If nothing else, Golden Dawn is staunchly authoritarian, its leaders having expressed admiration for Ioannis Metaxas, who ruled Greece with an iron fist from 1936 until his death in 1941. Modelling his regime after fascist Italy, he banned political parties and muzzled the media through censorship.
Still more worrisome, Golden Dawn’s leadership, from Michaloilakos on down, has glorified Adolf Hitler — whose army invaded Greece and subjected its population to a brutal occupation — and questioned the veracity of the Holocaust.
In 2010, Golden Dawn spokesman Ilias Kasidiaris described Hitler as a “great social reformer” and a “military genius.” In 2012, in a speech in parliament, he read excerpts from the Protocols of the Elders of Zion, a notorious antisemitic tract concocted by imperial Russian government officials.
Ilias Panagiotaros, a Golden Dawn parliamentarian, recently called Hitler a “great personality.”
Michaloilakos, who claims he is not a neo-Nazi, has denied the existence of gas chambers and crematoria in Nazi concentration camps. And in an interview on the Skai television channel, he accused the station of “taking orders from international Zionism,” a well-worn code word for Jews.
Earlier this year, fascist and Nazi memorabilia was found in the home of a Golden Dawn leader.
Panagiotaros denies his party is neo-Nazi. “We are Greek nationalists,” he said recently. Nor is Golden Dawn racist, he claims, saying it opposes illegal and legal immigration due to Greece’s Depression-level unemployment rate. However, he admits that overzealous supporters have resorted to violence to intimidate refugees, something he does not condone.
Such rationalizations do not impress David Saltiel, a Jewish community leader who believes that Golden Dawn is “a Nazi party of killers.”
Despite efforts by the government to delegitimize or cripple Golden Dawn, it has fared relatively well of late. In municipal elections in May, it captured 16 percent of the vote in Athens. And in the European Parliament election, it won nine percent of the Greek vote. In both instances, observers say, Golden Dawn appealed in large part to voters fed up with the current economic crisis and with the system itself.
It’s clear that Golden Dawn is capitalizing on the hard times that have traumatized Greeks.

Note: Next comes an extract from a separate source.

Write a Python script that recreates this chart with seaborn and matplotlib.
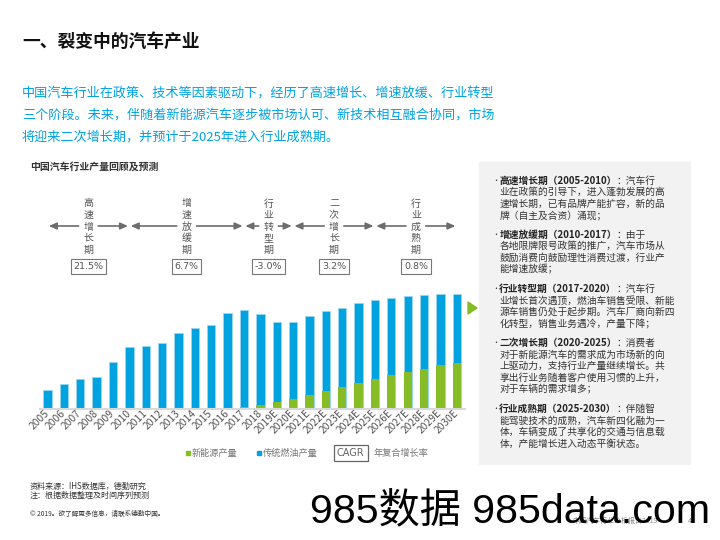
import numpy as np
import pandas as pd
import matplotlib
matplotlib.use('Agg')
import matplotlib.pyplot as plt
import matplotlib.transforms as mtransforms
from matplotlib.patches import Rectangle, Polygon
import seaborn as sns

# ---------------- 数据 ---------------- #
years = ['2005', '2006', '2007', '2008', '2009', '2010', '2011', '2012', '2013',
         '2014', '2015', '2016', '2017', '2018', '2019E', '2020E', '2021E',
         '2022E', '2023E', '2024E', '2025E', '2026E', '2027E', '2028E',
         '2029E', '2030E']
# 汽车总产量（百万辆，图中读数）
total = [5.6, 7.2, 8.8, 9.3, 13.8, 18.3, 18.4, 19.3, 22.2, 23.7, 24.5, 28.1,
         29.0, 27.8, 25.4, 25.4, 27.2, 28.6, 29.7, 31.0, 31.9, 32.5, 33.1,
         33.4, 33.6, 33.8]
# 新能源产量（百万辆）
nev = [0, 0, 0, 0, 0, 0, 0, 0, 0, 0, 0, 0.3, 0.6, 1.2, 2.0, 2.9, 4.1, 5.3,
       6.4, 7.6, 8.8, 9.9, 10.8, 11.7, 12.8, 13.5]

phase_names = ['高速增长期', '增速放缓期', '行业转型期', '二次增长期', '行业成熟期']
phase_start = ['2005', '2010', '2017', '2020E', '2025E']
phase_end = ['2010', '2017', '2020E', '2025E', '2030E']
phase_cagr = ['21.5%', '6.7%', '-3.0%', '3.2%', '0.8%']

title = '一、裂变中的汽车产业'
intro = ['中国汽车行业在政策、技术等因素驱动下，经历了高速增长、增速放缓、行业转型',
         '三个阶段。未来，伴随着新能源汽车逐步被市场认可、新技术相互融合协同，市场',
         '将迎来二次增长期，并预计于2025年进入行业成熟期。']
chart_title = '中国汽车行业产量回顾及预测'

bullet_heads = ['高速增长期（2005-2010）', '增速放缓期（2010-2017）',
                '行业转型期（2017-2020）', '二次增长期（2020-2025）',
                '行业成熟期（2025-2030）']
bullet_bodies = [
    ['：汽车行', '业在政策的引导下，进入蓬勃发展的高', '速增长期，已有品牌产能扩容，新的品',
     '牌（自主及合资）涌现；'],
    ['：由于', '各地限牌限号政策的推广，汽车市场从', '鼓励消费向鼓励理性消费过渡，行业产',
     '能增速放缓；'],
    ['：汽车行', '业增长首次遇顶，燃油车销售受限、新能', '源车销售仍处于起步期。汽车厂商向新四',
     '化转型，销售业务遇冷，产量下降；'],
    ['：消费者', '对于新能源汽车的需求成为市场新的向', '上驱动力，支持行业产量继续增长。共',
     '享出行业务随着客户使用习惯的上升，', '对于车辆的需求增多；'],
    ['：伴随智', '能驾驶技术的成熟，汽车新四化融为一', '体，车辆变成了共享化的交通与信息载',
     '体，产能增长进入动态平衡状态。'],
]

BLUE = '#00a3e0'
GREEN = '#86bc25'
GREY = '#555555'

sns.set_style('white')
plt.rcParams['font.family'] = ['Noto Sans CJK SC', 'DejaVu Sans']


def fx(x):
    return x / 720


def fy(y):
    return 1 - y / 540


fig = plt.figure(figsize=(7.2, 5.4), dpi=100)
fig.patch.set_facecolor('white')

# ---------------- 标题与导语 ---------------- #
fig.text(fx(22), fy(42), title, fontsize=12.8, weight='bold', color='#111111', va='center')
for i, line in enumerate(intro):
    fig.text(fx(22), fy(93.5 + i * 21.7), line, fontsize=9.45, color=BLUE, va='center')

fig.text(fx(30), fy(166.5), chart_title, fontsize=7.1, weight='bold', color='#333333', va='center')

# ---------------- 柱状图 ---------------- #
ax = fig.add_axes([fx(40.1), fy(409), 424.9 / 720, 122.9 / 540])
df = pd.DataFrame({'年份': years, '总产量': total, '新能源产量': nev})
sns.barplot(data=df, x='年份', y='总产量', color=BLUE, saturation=1, width=0.51,
            edgecolor='#9ad6f1', linewidth=0.6, ax=ax)
sns.barplot(data=df, x='年份', y='新能源产量', color=GREEN, saturation=1, width=0.51,
            linewidth=0, ax=ax)
ax.set_xlim(-0.45, 25.5)
ax.set_ylim(0, 36)
ax.set_xlabel('')
ax.set_ylabel('')
ax.set_yticks([])
ax.patch.set_alpha(0)
for s in ['top', 'right', 'left']:
    ax.spines[s].set_visible(False)
ax.spines['bottom'].set_color('#d9d9d9')
ax.spines['bottom'].set_linewidth(1.5)
ax.tick_params(axis='x', length=0, pad=2, labelsize=7.4, colors=GREY)
ax.set_xticks(range(len(years)))
ax.set_xticklabels(years, rotation=45, ha='right', va='center', rotation_mode='anchor')

# ---------------- 阶段箭头与CAGR ---------------- #
trans = mtransforms.blended_transform_factory(ax.transData, fig.transFigure)
pos = {y: i for i, y in enumerate(years)}
arrow_y = fy(226)
gap = 0.6
astyle = '-|>,head_length=0.45,head_width=0.2'
for name, s, e, c in zip(phase_names, phase_start, phase_end, phase_cagr):
    x0, x1 = pos[s], pos[e]
    mid = (x0 + x1) / 2
    ax.annotate('', xy=(x0, arrow_y), xytext=(mid - gap, arrow_y), xycoords=trans,
                textcoords=trans, annotation_clip=False,
                arrowprops=dict(arrowstyle=astyle, color='#6d6d6d', lw=1.2,
                                shrinkA=0, shrinkB=1, mutation_scale=10))
    ax.annotate('', xy=(x1, arrow_y), xytext=(mid + gap, arrow_y), xycoords=trans,
                textcoords=trans, annotation_clip=False,
                arrowprops=dict(arrowstyle=astyle, color='#6d6d6d', lw=1.2,
                                shrinkA=0, shrinkB=1, mutation_scale=10))
    for k, ch in enumerate(name):
        ax.text(mid, fy(203.5 + k * 11.5), ch, transform=trans, ha='center', va='center',
                fontsize=7.2, color=GREY)
    ax.text(mid, fy(266.5), c, transform=trans, ha='center', va='center', fontsize=6.8,
            color=GREY, family='DejaVu Sans',
            bbox=dict(boxstyle='square,pad=0.3', fc='white', ec='#777777', lw=0.8))

# ---------------- 图例 ---------------- #
fig.add_artist(Rectangle((fx(185.7), fy(455)), 4.5 / 720, 4.5 / 540, transform=fig.transFigure,
                         color=GREEN))
fig.text(fx(191.5), fy(453), '新能源产量', fontsize=6.6, color='#777777', va='center')
fig.add_artist(Rectangle((fx(256.5), fy(455)), 4.5 / 720, 4.5 / 540, transform=fig.transFigure,
                         color=BLUE))
fig.text(fx(263), fy(453), '传统燃油产量', fontsize=6.6, color='#777777', va='center')
fig.text(fx(350.8), fy(453), 'CAGR', fontsize=7, color='#666666', va='center', ha='center',
         family='DejaVu Sans',
         bbox=dict(boxstyle='square,pad=0.35', fc='white', ec='#666666', lw=0.9))
fig.text(fx(374), fy(453), '年复合增长率', fontsize=6.6, color='#777777', va='center')

# ---------------- 右侧说明 ---------------- #
fig.add_artist(Rectangle((fx(479), fy(464)), (690 - 479) / 720, (464 - 162) / 540,
                         transform=fig.transFigure, color='#f2f2f2', zorder=0))
fig.add_artist(Polygon([(fx(468), fy(302)), (fx(468), fy(314)), (fx(477), fy(308))],
                       closed=True, transform=fig.transFigure, color=GREEN))
y = 180.7
for head, body in zip(bullet_heads, bullet_bodies):
    fig.text(fx(492.5), fy(y), '•', fontsize=5, color='#333333', va='center')
    t = fig.text(fx(499.3), fy(y), head, fontsize=7.0, weight='bold', color='#222222',
                 va='center')
    ax.annotate(body[0], xy=(1, 0.5), xycoords=t, va='center', ha='left', fontsize=7.0,
                color='#333333', annotation_clip=False)
    for k, line in enumerate(body[1:]):
        fig.text(fx(499.3), fy(y + (k + 1) * 11.5), line, fontsize=7.0, color='#333333',
                 va='center')
    y += len(body) * 11.5 + 8.2

# ---------------- 脚注 ---------------- #
fig.text(fx(30), fy(486), '资料来源：IHS数据库，德勤研究', fontsize=5.8, color='#333333', va='center')
fig.text(fx(30), fy(495.7), '注：根据数据整理及时间序列预测', fontsize=5.8, color='#333333', va='center')
fig.text(fx(30), fy(514), '© 2019。欲了解更多信息，请联系德勤中国。', fontsize=4.8, color='#333333',
         va='center')
fig.text(fx(572), fy(521), '中国汽车行业分析报告2019', fontsize=5, color='#888888', va='center')
fig.text(fx(688), fy(521), '4', fontsize=5, color='#888888', va='center')
fig.text(fx(310), fy(512), '985数据 985data.com', fontsize=29.6, color='black', va='center',
         family=['Liberation Sans', 'Noto Sans CJK SC'], zorder=10)

fig.savefig('out.png', dpi=100)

In an attempt to draw voters away from Golden Dawn, Samaras’ right-of-center New Democracy party has adopted some of its anti-immigration rhetoric. After declaring that city centres in Greece had to be “reclaimed” from migrants, the party’s candidate for the mayoralty of Athens came out against plans to build a mosque in the city, saying it would be a “magnet for illegal immigration.”
And in another measure widely regarded as an attempt to pander to the extreme right, Samaras reshuffled his cabinet and appointed Makis Voridis as health minister. Voridis, a radical nationalist who has apparently belittled the truthfulness of Anne Frank’s diary, has been accused of being an antisemite.
In a meeting with Abraham Foxman, the director of the Anti-Defamation League, Samaras disputed the allegation that Voridis is antisemitic, but promised to examine his file.
By all accounts, Voridis has disavowed his former views. In a letter sent recently to the Central Board of Jewish Communities in Greece, he condemned antisemitism and excoriated “race prejudice” as “an outright violation of human dignity.”
Victor Eliezer, the secretary general of the board, seemed pleased by Voridis’ comments, calling them a “step in the right direction.”